(Data excerpt)
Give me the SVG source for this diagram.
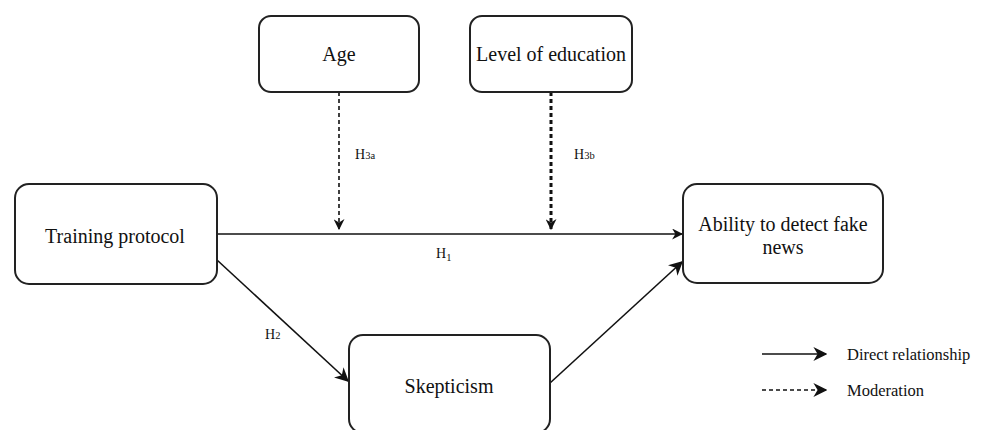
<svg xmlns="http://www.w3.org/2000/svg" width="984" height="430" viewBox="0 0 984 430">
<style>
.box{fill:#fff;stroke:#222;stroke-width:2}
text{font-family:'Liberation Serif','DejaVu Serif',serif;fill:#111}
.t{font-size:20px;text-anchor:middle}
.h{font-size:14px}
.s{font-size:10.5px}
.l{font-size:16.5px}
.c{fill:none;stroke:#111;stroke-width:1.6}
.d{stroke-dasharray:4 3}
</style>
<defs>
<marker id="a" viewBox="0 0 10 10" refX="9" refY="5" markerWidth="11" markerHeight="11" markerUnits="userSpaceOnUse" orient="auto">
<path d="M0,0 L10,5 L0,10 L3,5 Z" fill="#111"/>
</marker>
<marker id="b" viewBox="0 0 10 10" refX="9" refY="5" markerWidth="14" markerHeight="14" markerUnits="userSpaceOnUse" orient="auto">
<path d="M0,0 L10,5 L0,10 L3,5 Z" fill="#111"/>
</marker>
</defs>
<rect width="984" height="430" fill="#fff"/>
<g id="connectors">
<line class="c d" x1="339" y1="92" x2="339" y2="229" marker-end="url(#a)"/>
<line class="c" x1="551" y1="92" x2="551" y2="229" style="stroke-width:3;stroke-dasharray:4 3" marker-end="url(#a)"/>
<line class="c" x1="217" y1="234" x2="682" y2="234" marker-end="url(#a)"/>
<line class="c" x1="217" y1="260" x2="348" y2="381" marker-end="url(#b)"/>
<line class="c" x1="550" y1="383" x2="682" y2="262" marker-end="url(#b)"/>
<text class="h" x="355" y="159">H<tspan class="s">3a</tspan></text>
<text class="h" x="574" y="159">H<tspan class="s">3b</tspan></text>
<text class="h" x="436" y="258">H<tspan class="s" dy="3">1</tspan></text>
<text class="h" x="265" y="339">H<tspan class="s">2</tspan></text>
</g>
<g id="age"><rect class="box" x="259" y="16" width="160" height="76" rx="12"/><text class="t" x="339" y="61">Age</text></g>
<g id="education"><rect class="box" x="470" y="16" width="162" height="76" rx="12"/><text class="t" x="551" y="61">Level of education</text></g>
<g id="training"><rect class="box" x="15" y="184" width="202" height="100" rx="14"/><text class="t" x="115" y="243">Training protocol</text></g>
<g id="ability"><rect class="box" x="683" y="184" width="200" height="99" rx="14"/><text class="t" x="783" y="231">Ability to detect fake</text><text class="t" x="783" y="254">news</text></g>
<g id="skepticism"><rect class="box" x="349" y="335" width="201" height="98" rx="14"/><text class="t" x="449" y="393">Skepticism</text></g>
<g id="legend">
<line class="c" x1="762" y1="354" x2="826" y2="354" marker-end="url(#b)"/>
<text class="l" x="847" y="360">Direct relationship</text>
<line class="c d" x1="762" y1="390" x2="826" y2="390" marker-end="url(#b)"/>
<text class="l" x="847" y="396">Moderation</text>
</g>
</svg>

(Set exercise) Give an exact copy of the material, leaving out every picture.

(The answer)
Give me the SVG source for this diagram.
<svg xmlns="http://www.w3.org/2000/svg" width="984" height="430" viewBox="0 0 984 430">
<style>
.box{fill:#fff;stroke:#222;stroke-width:2}
text{font-family:'Liberation Serif','DejaVu Serif',serif;fill:#111}
.t{font-size:20px;text-anchor:middle}
.h{font-size:14px}
.s{font-size:10.5px}
.l{font-size:16.5px}
.c{fill:none;stroke:#111;stroke-width:1.6}
.d{stroke-dasharray:4 3}
</style>
<defs>
<marker id="a" viewBox="0 0 10 10" refX="9" refY="5" markerWidth="11" markerHeight="11" markerUnits="userSpaceOnUse" orient="auto">
<path d="M0,0 L10,5 L0,10 L3,5 Z" fill="#111"/>
</marker>
<marker id="b" viewBox="0 0 10 10" refX="9" refY="5" markerWidth="14" markerHeight="14" markerUnits="userSpaceOnUse" orient="auto">
<path d="M0,0 L10,5 L0,10 L3,5 Z" fill="#111"/>
</marker>
</defs>
<rect width="984" height="430" fill="#fff"/>
<g id="connectors">
<line class="c d" x1="339" y1="92" x2="339" y2="229" marker-end="url(#a)"/>
<line class="c" x1="551" y1="92" x2="551" y2="229" style="stroke-width:3;stroke-dasharray:4 3" marker-end="url(#a)"/>
<line class="c" x1="217" y1="234" x2="682" y2="234" marker-end="url(#a)"/>
<line class="c" x1="217" y1="260" x2="348" y2="381" marker-end="url(#b)"/>
<line class="c" x1="550" y1="383" x2="682" y2="262" marker-end="url(#b)"/>
<text class="h" x="355" y="159">H<tspan class="s">3a</tspan></text>
<text class="h" x="574" y="159">H<tspan class="s">3b</tspan></text>
<text class="h" x="436" y="258">H<tspan class="s" dy="3">1</tspan></text>
<text class="h" x="265" y="339">H<tspan class="s">2</tspan></text>
</g>
<g id="age"><rect class="box" x="259" y="16" width="160" height="76" rx="12"/><text class="t" x="339" y="61">Age</text></g>
<g id="education"><rect class="box" x="470" y="16" width="162" height="76" rx="12"/><text class="t" x="551" y="61">Level of education</text></g>
<g id="training"><rect class="box" x="15" y="184" width="202" height="100" rx="14"/><text class="t" x="115" y="243">Training protocol</text></g>
<g id="ability"><rect class="box" x="683" y="184" width="200" height="99" rx="14"/><text class="t" x="783" y="231">Ability to detect fake</text><text class="t" x="783" y="254">news</text></g>
<g id="skepticism"><rect class="box" x="349" y="335" width="201" height="98" rx="14"/><text class="t" x="449" y="393">Skepticism</text></g>
<g id="legend">
<line class="c" x1="762" y1="354" x2="826" y2="354" marker-end="url(#b)"/>
<text class="l" x="847" y="360">Direct relationship</text>
<line class="c d" x1="762" y1="390" x2="826" y2="390" marker-end="url(#b)"/>
<text class="l" x="847" y="396">Moderation</text>
</g>
</svg>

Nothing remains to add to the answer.